* Task brief:
Extract every line that includes the string "this".
%%
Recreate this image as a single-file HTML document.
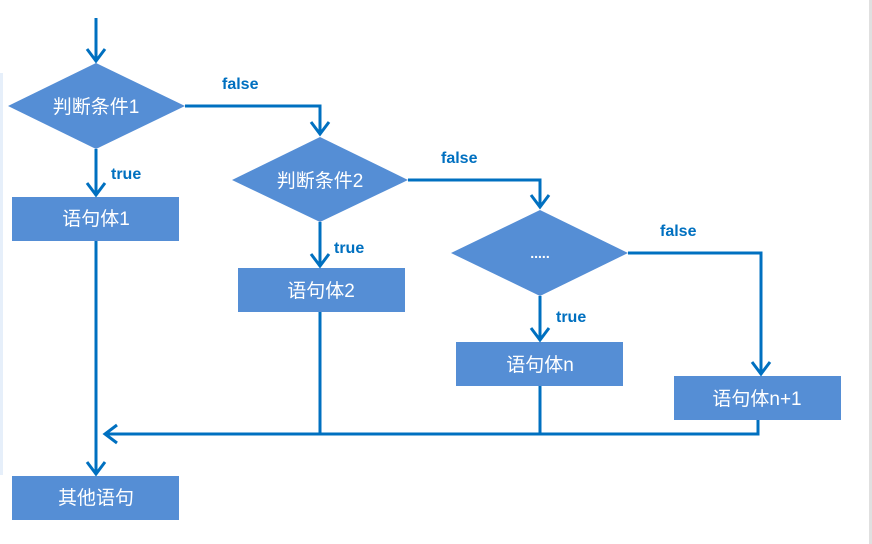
<!DOCTYPE html>
<html><head><meta charset="utf-8"><style>
body{margin:0;background:#fff;width:872px;height:544px;overflow:hidden}
</style></head><body>
<svg width="872" height="544" xmlns="http://www.w3.org/2000/svg" style="position:absolute;left:0;top:0">
<rect x="0" y="73" width="3" height="402" fill="#e6effa"/>
<rect x="869" y="0" width="3" height="544" fill="#e0e0e0"/>
<g fill="#558ed5">
<polygon points="8,106 96,63 185,106 96,149"/>
<rect x="12" y="197" width="167" height="44"/>
<polygon points="232,180 320,137 408,180 320,222"/>
<rect x="238" y="268" width="167" height="44"/>
<polygon points="451,253 540,210 628,253 540,296"/>
<rect x="456" y="342" width="167" height="44"/>
<rect x="674" y="376" width="167" height="44"/>
<rect x="12" y="476" width="167" height="44"/>
</g>
<g stroke="#0070c0" stroke-width="3" fill="none">
<path d="M96,18 V61"/><path d="M87,49 L96,61 L105,49"/>
<path d="M96,149 V195"/><path d="M87,183 L96,195 L105,183"/>
<path d="M185,106 H320 V134"/><path d="M311,122 L320,134 L329,122"/>
<path d="M320,222 V266"/><path d="M311,254 L320,266 L329,254"/>
<path d="M408,180 H540 V207"/><path d="M531,195 L540,207 L549,195"/>
<path d="M540,296 V340"/><path d="M531,328 L540,340 L549,328"/>
<path d="M628,253 H761 V374"/><path d="M752,362 L761,374 L770,362"/>
<path d="M96,241 V474"/><path d="M87,462 L96,474 L105,462"/>
<path d="M758,420 V434 H105"/><path d="M117,425 L105,434 L117,443"/>
<path d="M320,312 V434"/><path d="M540,386 V434"/>
</g>
<g font-family="Liberation Sans, Noto Sans CJK SC, sans-serif" font-size="19" fill="#fff" text-anchor="middle">
<text x="96" y="113">判断条件1</text>
<text x="96" y="225">语句体1</text>
<text x="320" y="187">判断条件2</text>
<text x="321" y="297">语句体2</text>
<text x="540" y="258" font-weight="bold" font-size="14">.....</text>
<text x="540" y="371">语句体n</text>
<text x="757" y="405">语句体n+1</text>
<text x="96" y="504">其他语句</text>
</g>
<g font-family="Liberation Sans, sans-serif" font-size="16" font-weight="bold" fill="#0070c0">
<text x="222" y="89">false</text>
<text x="111" y="179">true</text>
<text x="441" y="163">false</text>
<text x="334" y="253">true</text>
<text x="660" y="236">false</text>
<text x="556" y="322">true</text>
</g>
</svg>
</body></html>
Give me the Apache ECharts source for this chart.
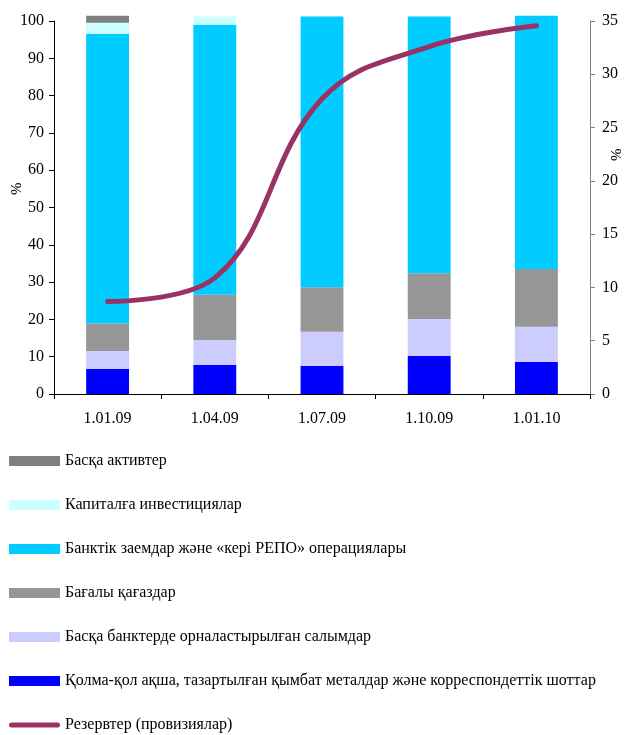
<!DOCTYPE html>
<html>
<head>
<meta charset="utf-8">
<script src="https://cdn.jsdelivr.net/npm/echarts@6/dist/echarts.min.js"></script>
<style>
html,body{margin:0;padding:0;background:#fff;}
#chart{width:625px;height:735px;}
</style>
</head>
<body>
<div id="chart"></div>
<script>
const categories = ['1.01.09', '1.04.09', '1.07.09', '1.10.09', '1.01.10'];
const cashMetals = [6.7, 7.8, 7.5, 10.2, 8.6];
const depositsOtherBanks = [4.8, 6.7, 9.2, 9.9, 9.4];
const securities = [7.4, 12.1, 11.9, 12.3, 15.5];
const loansRepo = [77.7, 72.4, 72.6, 68.8, 67.9];
const capitalInvest = [2.9, 2.2, 0, 0, 0];
const otherAssets = [1.9, 0, 0, 0, 0];
const reserves = [8.67, 10.9, 27.7, 32.6, 34.55];
const leftTicks = [0, 10, 20, 30, 40, 50, 60, 70, 80, 90, 100];
const rightTicks = [0, 5, 10, 15, 20, 25, 30, 35];

const names = {
  other: 'Басқа активтер',
  cap: 'Капиталға инвестициялар',
  loans: 'Банктік заемдар және «кері РЕПО» операциялары',
  sec: 'Бағалы қағаздар',
  dep: 'Басқа банктерде орналастырылған салымдар',
  cash: 'Қолма-қол ақша, тазартылған қымбат металдар және корреспондеттік шоттар',
  res: 'Резервтер (провизиялар)'
};

const font = '"Liberation Serif", "DejaVu Serif", serif';
const chart = echarts.init(document.getElementById('chart'), null, {renderer: 'canvas'});

function bar(name, data, color) {
  return {
    name: name, type: 'bar', stack: 'total', data: data, barWidth: '40%',
    clip: false, itemStyle: {color: color}, emphasis: {disabled: true}
  };
}

const lineIcon = 'path://M2.5,0 H48.5 A2.5,2.5 0 0 1 48.5,5 H2.5 A2.5,2.5 0 0 1 2.5,0 Z';

chart.setOption({
  animation: false,
  textStyle: {fontFamily: font},
  grid: {left: 54, right: 35, top: 21, bottom: 341, containLabel: false},
  legend: {
    type: 'plain', orient: 'vertical', left: 9, top: 453, bottom: 0, padding: 0,
    itemWidth: 51, itemHeight: 10, itemGap: 28, itemTextGap: 4,
    textStyle: {fontFamily: font, fontSize: 16, color: '#000'},
    data: [
      {name: names.other, icon: 'rect'},
      {name: names.cap, icon: 'rect'},
      {name: names.loans, icon: 'rect'},
      {name: names.sec, icon: 'rect'},
      {name: names.dep, icon: 'rect'},
      {name: names.cash, icon: 'rect'},
      {name: names.res, icon: lineIcon}
    ],
    selectedMode: false
  },
  xAxis: {
    type: 'category', data: categories,
    axisLine: {lineStyle: {color: '#000', width: 1}},
    axisTick: {show: true, length: 5, lineStyle: {color: '#000'}},
    axisLabel: {fontFamily: font, fontSize: 16, color: '#000', margin: 17}
  },
  yAxis: [
    {
      type: 'value', min: 0, max: 100, interval: 10, position: 'left',
      splitLine: {show: false},
      axisLine: {show: true, lineStyle: {color: '#000'}},
      axisTick: {show: true, length: 5, lineStyle: {color: '#000'}},
      axisLabel: {fontFamily: font, fontSize: 16, color: '#000', margin: 10,
        formatter: v => leftTicks.indexOf(v) >= 0 ? String(v) : ''}
    },
    {
      type: 'value', min: 0, max: 35, interval: 5, position: 'right',
      splitLine: {show: false},
      axisLine: {show: true, lineStyle: {color: '#808080'}},
      axisTick: {show: true, length: 5, lineStyle: {color: '#808080'}},
      axisLabel: {fontFamily: font, fontSize: 16, color: '#000', margin: 12,
        formatter: v => rightTicks.indexOf(v) >= 0 ? String(v) : ''}
    }
  ],
  graphic: [
    {type: 'text', rotation: Math.PI / 2,
      style: {text: '%', font: '15px ' + font, fill: '#000'},
      x: 10, y: 195},
    {type: 'text', rotation: Math.PI / 2,
      style: {text: '%', font: '15px ' + font, fill: '#000'},
      x: 610, y: 161}
  ],
  series: [
    bar(names.cash, cashMetals, '#0000FF'),
    bar(names.dep, depositsOtherBanks, '#CCCCFF'),
    bar(names.sec, securities, '#969696'),
    bar(names.loans, loansRepo, '#00CCFF'),
    bar(names.cap, capitalInvest, '#CCFFFF'),
    bar(names.other, otherAssets, '#808080'),
    {
      name: names.res, type: 'line', yAxisIndex: 1, data: reserves, smooth: 0.4,
      symbol: 'none', showSymbol: false, clip: false,
      lineStyle: {color: '#993366', width: 5, cap: 'round'},
      itemStyle: {color: '#993366'}, emphasis: {disabled: true}
    }
  ]
});
</script>
</body>
</html>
%%
* Task response:
Recreate this image as a single-file HTML document.
Give me the Apache ECharts source for this chart.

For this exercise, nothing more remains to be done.